VIBO VALENTIA Filippo Piccione è stato ucciso come «capro espiatorio» dalla ‘ndrangheta vibonese per vendicare l’omicidio di Leoluca Lo Bianco, del quale però era «incolpevole». È quanto scrivono i giudici della Corte d’Assise di Catanzaro nella sentenza che ha condannato Salvatore Lo Bianco alias “U gniccu” all’ergastolo e Rosario Lo Bianco a 28 anni di carcere, in quanto esecutori dell’omicidio di Filippo Piccione avvenuto nella domenica di Carnevale del 21 febbraio 1993. Per il collegio giudicante il mandante fu il defunto boss Carmelo Lo Bianco, alias “U Sicarru”, zio di Leoluca, vittima un anno prima di un agguato avvenuto vicino al fondo di Piccione, dal quale sarebbe partito il colpo letale per la sua morte.
Un gruppo di fuoco composto da Salvatore e Rosario Lo Bianco, Antonio Grillo e Nicola Lo Bianco, questi ultimi due già deceduti. Intorno alle 20:15, in pieno centro vibonese, Filippo Piccione è stato raggiunto dai killer che indossavano una maschera di Carnevale e ucciso con oltre cinque colpi di pistola. Una vera e propria esecuzione dietro la quale, ricostruiscono i giudici, ci sarebbe il clan Lo Bianco di Vibo Valentia. Reggono dunque le dichiarazioni dei collaboratori di giustizia Andrea Mantella, Bartolomeo Arena e lo stesso Antonio Grillo che ha ammesso di aver partecipato all’omicidio. Nel corso del processo sono stati ascoltati anche i due amici che erano con Piccione al momento dell’agguato e il figlio Gianluca. Quest’ultimo ha riferito anche di aver saputo di un brindisi della famiglia Lo Bianco il giorno dei funerali del padre: nel momento del passaggio del feretro, dal bar in cui si trovavano, avrebbero alzato i calici al cielo.
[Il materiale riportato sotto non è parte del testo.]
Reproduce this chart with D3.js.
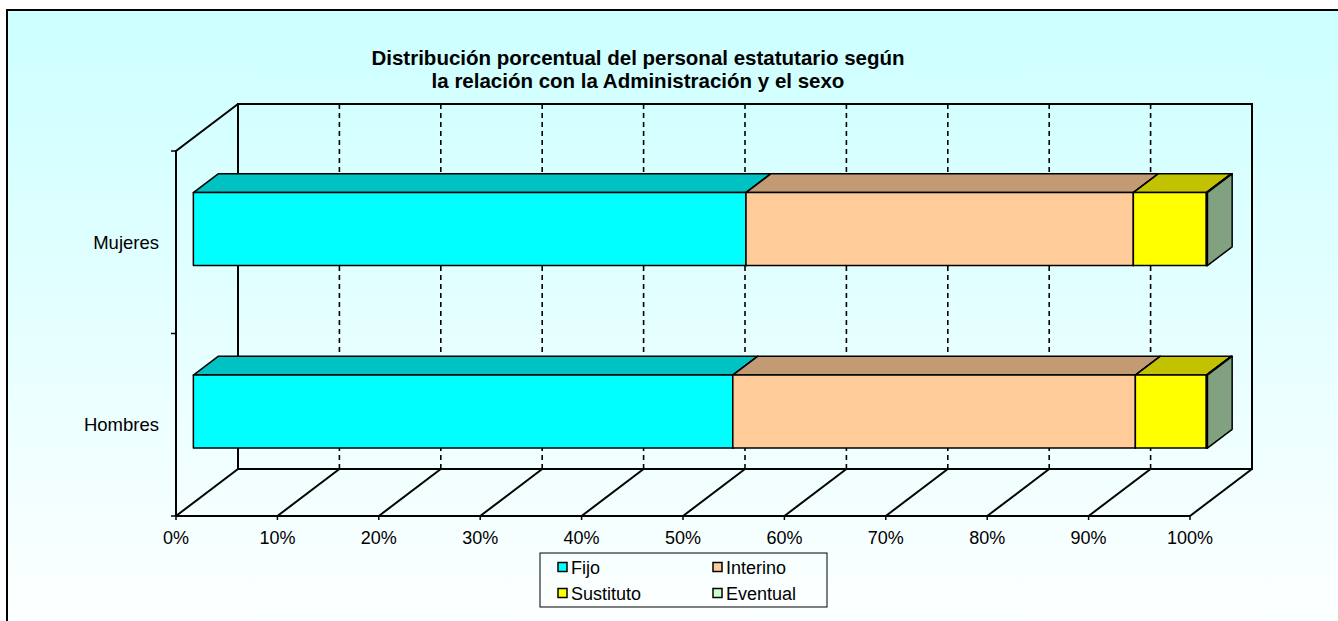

Piccione, dunque, è vittima innocente della ‘ndrangheta, non avendo avuto alcun ruolo, come confermano i giudici, nell’omicidio di Leoluca Lo Bianco, avvenuto un anno prima di fronte il fondo di sua proprietà. Per l’omicidio di Lo Bianco il clan aveva anche considerato di agire contro «un soggetto di Pannaconi» al posto di Filippo Piccione. Piani poi cambiato dopo un incontro tra l’uomo di Pannaconi e i Lo Bianco. Come dichiarato anche dallo stesso Antonio Grillo – «vi era il sospetto che fosse stato costui a sparare ma che, poi, a prescindere dal fatto che fosse materialmente responsabile si era deciso di agire nei confronti di Piccione». L’agguato Lo Bianco, avvenuto in contrada Nascari, resta ancora impunito. Secondo i giudici, «Piccione, sentito all’epoca, ha dato una versione coerente e trasparente e con evidenza non era in contrada Nasari la sera dell’agguato». Dietro l’omicidio Lo Bianco ci potrebbero essere vari motivi, spiegano i giudici, anche «ascrivibili al contesto criminale». «Sta di fatto – sentenziano i giudici – che l’incolpevole Piccione» è stato ritenuto responsabile, «una sorta di capro espiatorio». (Ma.Ru.)